*** Recorded information

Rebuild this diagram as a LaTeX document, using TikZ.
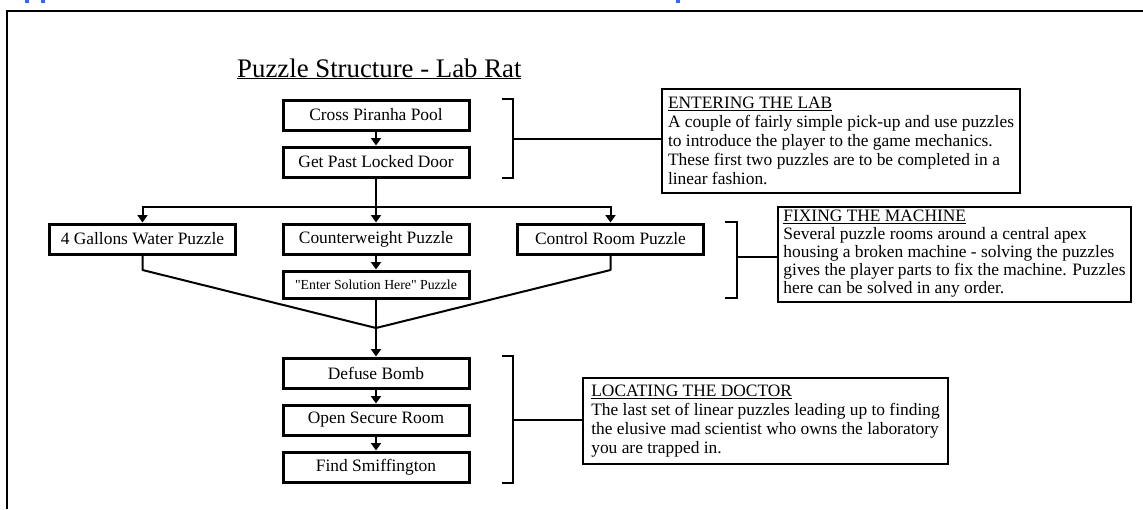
\documentclass[tikz,border=0pt]{standalone}
\usepackage{fontspec}
\setmainfont{Liberation Serif}
\usetikzlibrary{arrows.meta}
\definecolor{headblue}{RGB}{51,102,255}
\begin{document}
\begin{tikzpicture}[x=1pt,y=-1pt,
  stepbox/.style={draw,line width=3pt,minimum width=186pt,minimum height=30pt,
    inner sep=0pt,font=\fontsize{17.4}{19}\selectfont},
  smallbox/.style={stepbox,minimum height=27pt,font=\fontsize{13.8}{15}\selectfont},
  notebox/.style={draw,line width=2pt,align=left,inner sep=0pt,
    font=\fontsize{17.4}{19}\selectfont},
  link/.style={line width=2pt},
  flow/.style={link,-{Triangle[length=7.5pt,width=10pt]}},
  brace/.style={line width=2pt}]
\useasboundingbox (0,0) rectangle (1143,509);

% remnants of the heading above the frame
\fill[headblue] (25,0) rectangle (29,3);
\fill[headblue] (41,0) rectangle (45,3);
\fill[headblue] (676,0) rectangle (680,3);

% frame
\draw[line width=2.2pt] (1143,11) -- (7,11) -- (7,509);

% title
\node[anchor=base west,font=\fontsize{26.8}{30}\selectfont,inner sep=0pt] (title)
  at (237,77) {\underline{Puzzle Structure - Lab Rat}};

% puzzle steps
\node[stepbox] (cross)   at (376,115) {Cross Piranha Pool};
\node[stepbox] (locked)  at (376,162) {Get Past Locked Door};
\node[stepbox] (gallons) at (142.5,239) {4 Gallons Water Puzzle};
\node[stepbox] (cw)      at (376,239) {Counterweight Puzzle};
\node[stepbox] (ctrl)    at (610.5,239) {Control Room Puzzle};
\node[smallbox] (enter)  at (376,284.5) {\textquotedbl Enter Solution Here\textquotedbl\ Puzzle};
\node[stepbox] (defuse)  at (376,373) {Defuse Bomb};
\node[stepbox] (secure)  at (376,420) {Open Secure Room};
\node[stepbox] (smiff)   at (376,467) {Find Smiffington};

% connectors
\coordinate (split) at (376,207);
\coordinate (merge) at (376,328);
\coordinate (gbend) at (142.5,270);
\coordinate (cbend) at (610.5,270);

\draw[flow] (cross) -- (locked);
\draw[link] (locked) -- (split);
\draw[flow] (split) -- (cw);
\draw[flow] (split) -| (gallons);
\draw[flow] (split) -| (ctrl);
\draw[flow] (cw) -- (enter);
\draw[link,line join=round] (gallons) -- (gbend) -- (merge);
\draw[link,line join=round] (ctrl) -- (cbend) -- (merge);
\draw[link] (enter) -- (merge);
\draw[flow] (merge) -- (defuse);
\draw[flow] (defuse) -- (secure);
\draw[flow] (secure) -- (smiff);

% notes
\node[notebox,minimum width=358pt,minimum height=104pt] (entering) at (841,141)
  {\underline{ENTERING THE LAB}\\
   A couple of fairly simple pick-up and use puzzles\\
   to introduce the player to the game mechanics.\\
   These first two puzzles are to be completed in a\\
   linear fashion.};
\node[notebox,minimum width=353pt,minimum height=95pt,
      font=\fontsize{17.4}{18}\selectfont] (fixing) at (954.5,254)
  {\underline{FIXING THE MACHINE}\\
   Several puzzle rooms around a central apex\\
   housing a broken machine - solving the puzzles\\
   gives the player parts to fix the machine. Puzzles\\
   here can be solved in any order.};
\node[notebox,minimum width=365pt,minimum height=86pt] (locating) at (765.5,421)
  {\underline{LOCATING THE DOCTOR}\\
   The last set of linear puzzles leading up to finding\\
   the elusive mad scientist who owns the laboratory\\
   you are trapped in.};

% brackets tying each group to its note
\coordinate (b1) at (513,138.5);
\coordinate (b2) at (737,257);
\coordinate (b3) at (513,419.5);
\draw[brace] (502,99) -- (513,99) -- (513,178) -- (502,178);
\draw[brace] (725,222) -- (737,222) -- (737,298) -- (725,298);
\draw[brace] (502,356) -- (513,356) -- (513,483) -- (502,483);
\draw[link] (b1) -- (b1 -| entering.west);
\draw[link] (b2) -- (b2 -| fixing.west);
\draw[link] (b3) -- (b3 -| locating.west);
\end{tikzpicture}
\end{document}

******

Problem to work on
Reproduce all of the material above word for word. Omit the pictures.

Task solution
Rebuild this diagram as a LaTeX document, using TikZ.
\documentclass[tikz,border=0pt]{standalone}
\usepackage{fontspec}
\setmainfont{Liberation Serif}
\usetikzlibrary{arrows.meta}
\definecolor{headblue}{RGB}{51,102,255}
\begin{document}
\begin{tikzpicture}[x=1pt,y=-1pt,
  stepbox/.style={draw,line width=3pt,minimum width=186pt,minimum height=30pt,
    inner sep=0pt,font=\fontsize{17.4}{19}\selectfont},
  smallbox/.style={stepbox,minimum height=27pt,font=\fontsize{13.8}{15}\selectfont},
  notebox/.style={draw,line width=2pt,align=left,inner sep=0pt,
    font=\fontsize{17.4}{19}\selectfont},
  link/.style={line width=2pt},
  flow/.style={link,-{Triangle[length=7.5pt,width=10pt]}},
  brace/.style={line width=2pt}]
\useasboundingbox (0,0) rectangle (1143,509);

% remnants of the heading above the frame
\fill[headblue] (25,0) rectangle (29,3);
\fill[headblue] (41,0) rectangle (45,3);
\fill[headblue] (676,0) rectangle (680,3);

% frame
\draw[line width=2.2pt] (1143,11) -- (7,11) -- (7,509);

% title
\node[anchor=base west,font=\fontsize{26.8}{30}\selectfont,inner sep=0pt] (title)
  at (237,77) {\underline{Puzzle Structure - Lab Rat}};

% puzzle steps
\node[stepbox] (cross)   at (376,115) {Cross Piranha Pool};
\node[stepbox] (locked)  at (376,162) {Get Past Locked Door};
\node[stepbox] (gallons) at (142.5,239) {4 Gallons Water Puzzle};
\node[stepbox] (cw)      at (376,239) {Counterweight Puzzle};
\node[stepbox] (ctrl)    at (610.5,239) {Control Room Puzzle};
\node[smallbox] (enter)  at (376,284.5) {\textquotedbl Enter Solution Here\textquotedbl\ Puzzle};
\node[stepbox] (defuse)  at (376,373) {Defuse Bomb};
\node[stepbox] (secure)  at (376,420) {Open Secure Room};
\node[stepbox] (smiff)   at (376,467) {Find Smiffington};

% connectors
\coordinate (split) at (376,207);
\coordinate (merge) at (376,328);
\coordinate (gbend) at (142.5,270);
\coordinate (cbend) at (610.5,270);

\draw[flow] (cross) -- (locked);
\draw[link] (locked) -- (split);
\draw[flow] (split) -- (cw);
\draw[flow] (split) -| (gallons);
\draw[flow] (split) -| (ctrl);
\draw[flow] (cw) -- (enter);
\draw[link,line join=round] (gallons) -- (gbend) -- (merge);
\draw[link,line join=round] (ctrl) -- (cbend) -- (merge);
\draw[link] (enter) -- (merge);
\draw[flow] (merge) -- (defuse);
\draw[flow] (defuse) -- (secure);
\draw[flow] (secure) -- (smiff);

% notes
\node[notebox,minimum width=358pt,minimum height=104pt] (entering) at (841,141)
  {\underline{ENTERING THE LAB}\\
   A couple of fairly simple pick-up and use puzzles\\
   to introduce the player to the game mechanics.\\
   These first two puzzles are to be completed in a\\
   linear fashion.};
\node[notebox,minimum width=353pt,minimum height=95pt,
      font=\fontsize{17.4}{18}\selectfont] (fixing) at (954.5,254)
  {\underline{FIXING THE MACHINE}\\
   Several puzzle rooms around a central apex\\
   housing a broken machine - solving the puzzles\\
   gives the player parts to fix the machine. Puzzles\\
   here can be solved in any order.};
\node[notebox,minimum width=365pt,minimum height=86pt] (locating) at (765.5,421)
  {\underline{LOCATING THE DOCTOR}\\
   The last set of linear puzzles leading up to finding\\
   the elusive mad scientist who owns the laboratory\\
   you are trapped in.};

% brackets tying each group to its note
\coordinate (b1) at (513,138.5);
\coordinate (b2) at (737,257);
\coordinate (b3) at (513,419.5);
\draw[brace] (502,99) -- (513,99) -- (513,178) -- (502,178);
\draw[brace] (725,222) -- (737,222) -- (737,298) -- (725,298);
\draw[brace] (502,356) -- (513,356) -- (513,483) -- (502,483);
\draw[link] (b1) -- (b1 -| entering.west);
\draw[link] (b2) -- (b2 -| fixing.west);
\draw[link] (b3) -- (b3 -| locating.west);
\end{tikzpicture}
\end{document}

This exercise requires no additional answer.